Does the RIAA Really Claim Rips Are Illegal?
“It is undisputed that Defendant possessed unauthorized copies of  copyrighted sound recordings on his computer. … Virtually all of the sound recordings … are in the ‘.mp3’ format. … Defendant admitted that he converted these sound recordings from their original format to the .mp3 format for his and his wife’s use. The .mp3 format is a ‘compressed format [that] allows for rapid transmission of digital audio files from one computer to another by electronic mail or any other file transfer protocol.’ Napster, 239 F.3d at 1011. Once Defendant converted Plaintiffs’ recording into the compressed .mp3 format and they are in his shared folder, they are no longer the authorized copies distributed by [plaintiff recording companies].” — Recording Industry Assn. of America supplemental brief (.pdf) in Atlantic v. Howell.

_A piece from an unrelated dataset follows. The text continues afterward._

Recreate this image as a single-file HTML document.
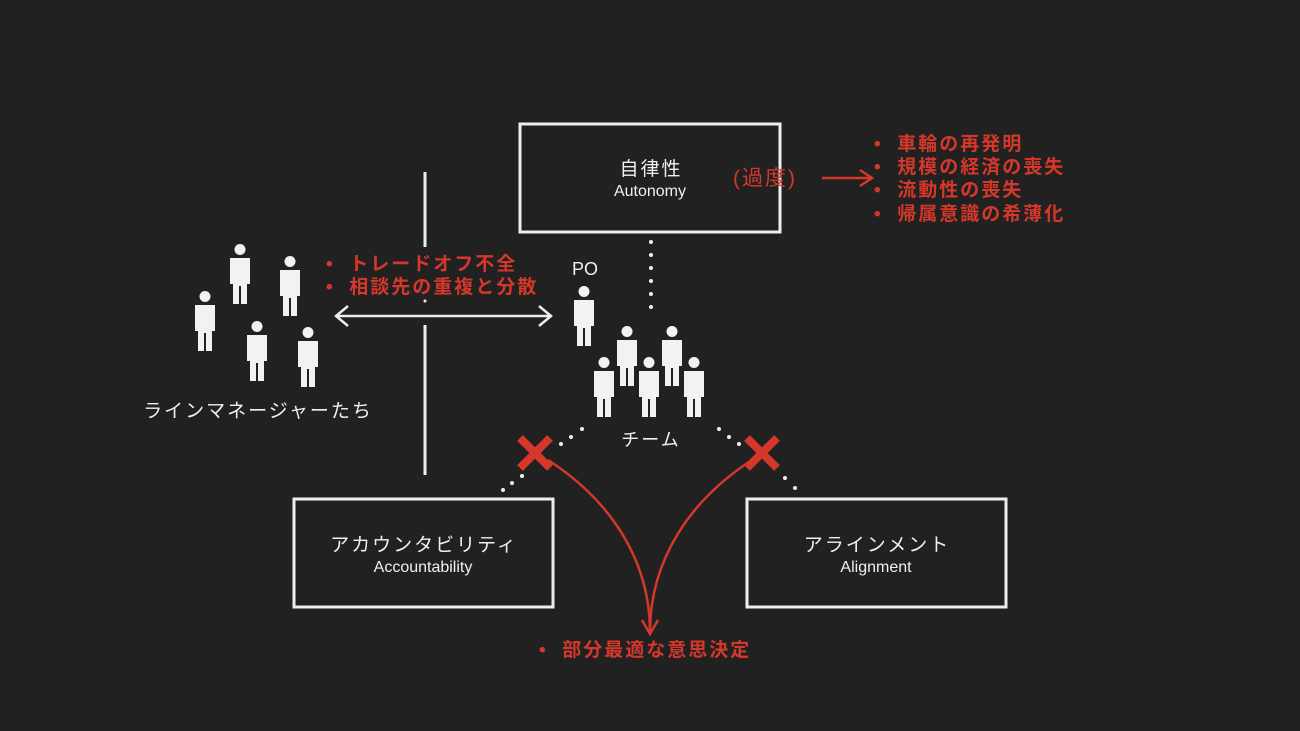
<!DOCTYPE html>
<html><head><meta charset="utf-8"><style>
body{margin:0;background:#212121;width:1300px;height:731px;overflow:hidden}
svg{display:block}
text{font-family:"Liberation Sans","Noto Sans CJK JP",sans-serif}
.w{fill:#f0f0f0}.r{fill:#d5382a}
</style></head><body>
<svg width="1300" height="731" viewBox="0 0 1300 731">
<defs>
<g id="p"><circle cx="0" cy="5.5" r="5.5" fill="#f2f2f2"/><path d="M-10 14h20v26h-3v20h-6v-18h-2v18h-6v-20h-3z" fill="#f2f2f2"/></g>
</defs>
<g fill="none" stroke="#eee" stroke-width="3">
<rect x="520" y="124" width="260" height="108"/>
<rect x="294" y="499" width="259" height="108"/>
<rect x="747" y="499" width="259" height="108"/>
<path d="M425 172V247M425 325V475"/>
<path d="M336 316H551M348 306L336 316L348 326M539 306L551 316L539 326" stroke-width="2.5"/>
</g>
<g fill="#eee">
<circle cx="425" cy="301" r="1.5"/>
<circle cx="651" cy="242" r="2"/><circle cx="651" cy="255" r="2"/><circle cx="651" cy="268" r="2"/><circle cx="651" cy="281" r="2"/><circle cx="651" cy="294" r="2"/><circle cx="651" cy="307" r="2"/>
<circle cx="582" cy="429" r="2"/><circle cx="571" cy="437" r="2"/><circle cx="561" cy="444" r="2"/><circle cx="512" cy="483" r="2"/><circle cx="503" cy="490" r="2"/><circle cx="522" cy="476" r="2"/>
<circle cx="719" cy="429" r="2"/><circle cx="729" cy="437" r="2"/><circle cx="739" cy="444" r="2"/><circle cx="785" cy="478" r="2"/><circle cx="795" cy="488" r="2"/>
</g>
<use href="#p" x="240" y="244"/><use href="#p" x="290" y="256"/><use href="#p" x="205" y="291"/><use href="#p" x="257" y="321"/><use href="#p" x="308" y="327"/>
<use href="#p" x="584" y="286"/>
<use href="#p" x="627" y="326"/><use href="#p" x="672" y="326"/><use href="#p" x="604" y="357"/><use href="#p" x="649" y="357"/><use href="#p" x="694" y="357"/>
<g stroke="#d5382a" fill="none">
<path d="M520 438L550 468M550 438L520 468M747 438L777 468M777 438L747 468" stroke-width="8"/>
<path d="M548 460C610 500 650 560 650 632M752 460C690 500 650 560 650 632" stroke-width="2.5"/>
<path d="M642 620L650 634L658 620" stroke-width="2.5"/>
<path d="M822 178H870M860 170L872 178L860 186" stroke-width="2.5"/>
</g>
<g class="w" text-anchor="middle" letter-spacing="2">
<text x="651" y="175" font-size="19">自律性</text>
<text x="650" y="196" font-size="16" letter-spacing="0">Autonomy</text>
<text x="424" y="551" font-size="19">アカウンタビリティ</text>
<text x="423" y="572" font-size="16" letter-spacing="0">Accountability</text>
<text x="877" y="551" font-size="19">アラインメント</text>
<text x="876" y="572" font-size="16" letter-spacing="0">Alignment</text>
<text x="585" y="275" font-size="18" letter-spacing="0">PO</text>
<text x="651" y="446" font-size="18">チーム</text>
<text x="258" y="417" font-size="19">ラインマネージャーたち</text>
</g>
<g class="r" font-size="19" font-weight="bold" letter-spacing="2">
<text x="733" y="185" font-size="21" font-weight="normal">(過度)</text>
<text x="874" y="150">•&#160;&#160;車輪の再発明</text>
<text x="874" y="173">•&#160;&#160;規模の経済の喪失</text>
<text x="874" y="196">•&#160;&#160;流動性の喪失</text>
<text x="874" y="220">•&#160;&#160;帰属意識の希薄化</text>
<text x="326" y="270">•&#160;&#160;トレードオフ不全</text>
<text x="326" y="293">•&#160;&#160;相談先の重複と分散</text>
<text x="539" y="656">•&#160;&#160;部分最適な意思決定</text>
</g>
</svg>
</body></html>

MacNN. RIAA Claims CD Rips Are Piracy in Lawsuit. Dec. 11, 2007. The MacNN headline is provocative, but not quite accurate. What the music industry lobby argues is ripping copyrighted music from CD (i.e. the “original format”) to another format (e.g. .mp3 files, for example) and posting to a shared folder on a peer-to-peer program (like Kazaa) means the music becomes de facto illegal, and therefore copyright infringement. While most press coverage of this brief focuses on the alleged illegality of ripping music from compact disc to another format, the real story to us is about the recording industry’s attempts to extend into judge-made law the “making available” doctrine, which the industry argued strongly in the Jammie Thomas trial. Although the RIAA does, in fact, think that making personal copies of music is illegal, we think the likelihood of them trying to enforce that principle is, by itself, far fetched. We’ve seen stranger things occur, however.
(Editor’s Note: Copycense editors originally commented on this article in the Dec. 18, 2007, edition of Copycense Clippings, and it was a Quote of the Week” selection.)